After teasing both Robert Englund and Jared Leto as the killers, it ultimately reveals that Rebecca Gayheart's character, the "best friend" Brenda, was behind it all. This presented several huge problems. First, while Gayheart's acting was decent before the big reveal, Brenda's big motive rant saw her trying to imitate the raving insanity of the killer from Scream, and she overacted so badly that I was laughing at her performance. Second, the reveal of Brenda as the killer opens up questions as to how she was able to pull off some of the more elaborate kills by herself. The killer is portrayed as a very powerful, imposing figure, closer to Michael Myers than Ghostface in how she strings bodies up in trees and overpowers her victims -- in other words, not what I think of when I picture the girl from the Noxzema ads in the '90s. Third, her convoluted scheme to frame the professor for the murders is absolutely ridiculous, though it can, of course, be justified by her being crazy. Finally, the reveal came out of nowhere. After spending the entire film building up at least two other characters as suspects, we find out that the killer was somebody who showed no signs of being potentially evil or wanting revenge against Natalie, not even in her backstory? We never find out about how she and Natalie are connected until after the reveal, and said connection -- that Natalie and her friend accidentally killed Brenda's boyfriend in a misguided attempt to replicate an urban legend -- somehow never drives a wedge between the two before then. Natalie even tells Brenda the story in an earlier scene (without revealing the identity of the victim), and Brenda doesn't remark how similar it is to how her boyfriend died? To quote the caricature of M. Night Shyamalan from Robot Chicken, "what a twist!"
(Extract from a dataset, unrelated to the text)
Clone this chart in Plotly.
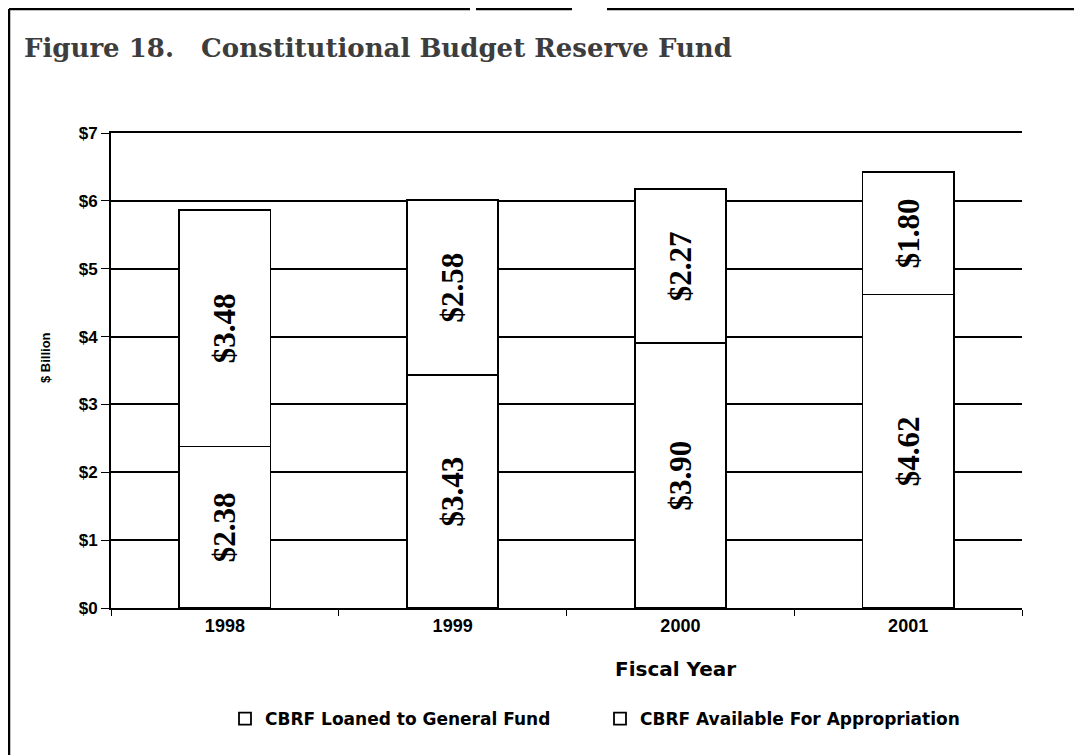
import plotly.graph_objects as go

years = ["1998", "1999", "2000", "2001"]
loaned = [2.38, 3.43, 3.90, 4.62]
available = [3.48, 2.58, 2.27, 1.80]
y_ticks = [0, 1, 2, 3, 4, 5, 6, 7]
y_tick_text = ["$0", "$1", "$2", "$3", "$4", "$5", "$6", "$7"]

W, H = 1082, 755
OFF = 8  # page body margin: the figure starts 8px in from the window corner
ML, MR, MT, MB = 103, 68, 125, 155
PW, PH = W - ML - MR, H - MT - MB

SANS = "Liberation Sans, Arial, sans-serif"
WIDE = "DejaVu Sans, Verdana, sans-serif"
SERIF = "Liberation Serif, Times New Roman, serif"
WIDE_SERIF = "DejaVu Serif, Georgia, serif"


def px_x(sx):
    # screen pixel -> paper x
    return (sx - OFF - ML) / PW


def px_y(sy):
    return (H - MB - (sy - OFF)) / PH


fig = go.Figure()
for name, vals in [
    ("CBRF Loaned to General Fund", loaned),
    ("CBRF Available For Appropriation", available),
]:
    fig.add_bar(
        x=years,
        y=vals,
        name=name,
        marker=dict(color="white", line=dict(color="black", width=1.8)),
        texttemplate="<b>$%{y:.2f}</b>",
        textposition="inside",
        insidetextanchor="middle",
        textangle=-90,
        constraintext="none",
        textfont=dict(family=SERIF, size=31, color="black", weight="bold"),
    )

# page frame from the scan
frame = [
    (9, 9, 470, 9),
    (476, 9, 572, 9),
    (607, 9, W + OFF, 9),
    (9, 9, 9, H + OFF),
]
for x0, y0, x1, y1 in frame:
    fig.add_shape(
        type="line", xref="paper", yref="paper",
        x0=px_x(x0), y0=px_y(y0), x1=px_x(x1), y1=px_y(y1),
        line=dict(color="black", width=2.5),
    )

fig.add_annotation(
    text="<b>Figure 18.   Constitutional Budget Reserve Fund</b>",
    xref="paper", yref="paper", x=px_x(22), y=px_y(48),
    xanchor="left", yanchor="middle", showarrow=False,
    font=dict(family=WIDE_SERIF, size=26, color="#3d3d3d"),
)
fig.add_annotation(
    text="Fiscal Year",
    xref="paper", yref="paper", x=px_x(675), y=px_y(669),
    xanchor="center", yanchor="middle", showarrow=False,
    font=dict(family=WIDE, size=20, color="black", weight="bold"),
)
fig.add_annotation(
    text="$ Billion",
    xref="paper", yref="paper", x=px_x(45), y=px_y(358),
    xanchor="center", yanchor="middle", showarrow=False, textangle=-90,
    font=dict(family=SANS, size=13, color="black", weight="bold"),
)

fig.update_layout(
    width=W,
    height=H,
    barmode="stack",
    bargap=0.6,
    paper_bgcolor="white",
    plot_bgcolor="white",
    margin=dict(l=ML, r=MR, t=MT, b=MB),
    showlegend=True,
    legend=dict(
        orientation="h",
        x=px_x(225), y=px_y(719),
        xanchor="left", yanchor="middle",
        entrywidth=330,
        itemwidth=30,
        traceorder="normal",
        font=dict(family=WIDE, size=17, color="black", weight="bold"),
        bgcolor="rgba(0,0,0,0)",
    ),
    xaxis=dict(
        showgrid=False,
        showline=True,
        mirror=True,
        linecolor="black",
        linewidth=2,
        ticks="outside",
        tickson="boundaries",
        ticklen=6,
        tickcolor="black",
        tickfont=dict(family=SANS, size=18, color="black", weight="bold"),
    ),
    yaxis=dict(
        range=[0, 7],
        tickvals=y_ticks,
        ticktext=y_tick_text,
        showgrid=True,
        gridcolor="black",
        gridwidth=1.8,
        showline=True,
        linecolor="black",
        linewidth=2,
        ticks="outside",
        ticklen=8,
        tickcolor="black",
        zeroline=False,
        tickfont=dict(family=SANS, size=17, color="black", weight="bold"),
    ),
)

fig.write_html("out.html")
But in the end, I really can't hate this film too much. At the end of the day, I got exactly what I wanted: a reasonably entertaining slasher flick. It was well-paced and almost never boring, with the score especially helping to set the mood. Despite being close to 100 minutes, it flew by at a rapid clip, and until it turned into an unintentional comedy at the end, it was actually a reasonably fun thrill ride, even if it occasionally seemed like it was held together with used chewing gum and Scotch tape. And as ridiculous as the ending got, I must say that, even then, I was still being entertained, if only for how fully this film embraced its own best "qualities" and provided a villain who, all faults aside, was definitely memorable.

Score: 3 out of 5

It's pure late '90s cheese, and certainly a lesser film compared to its inspirations, but it's certainly not stale cheese. It's the definition of "so bad it's good", the sort of movie that you and your friends can easily laugh at for all the dumb mistakes the victims make (to say nothing of the big reveal), but which you can still groove to at the same time.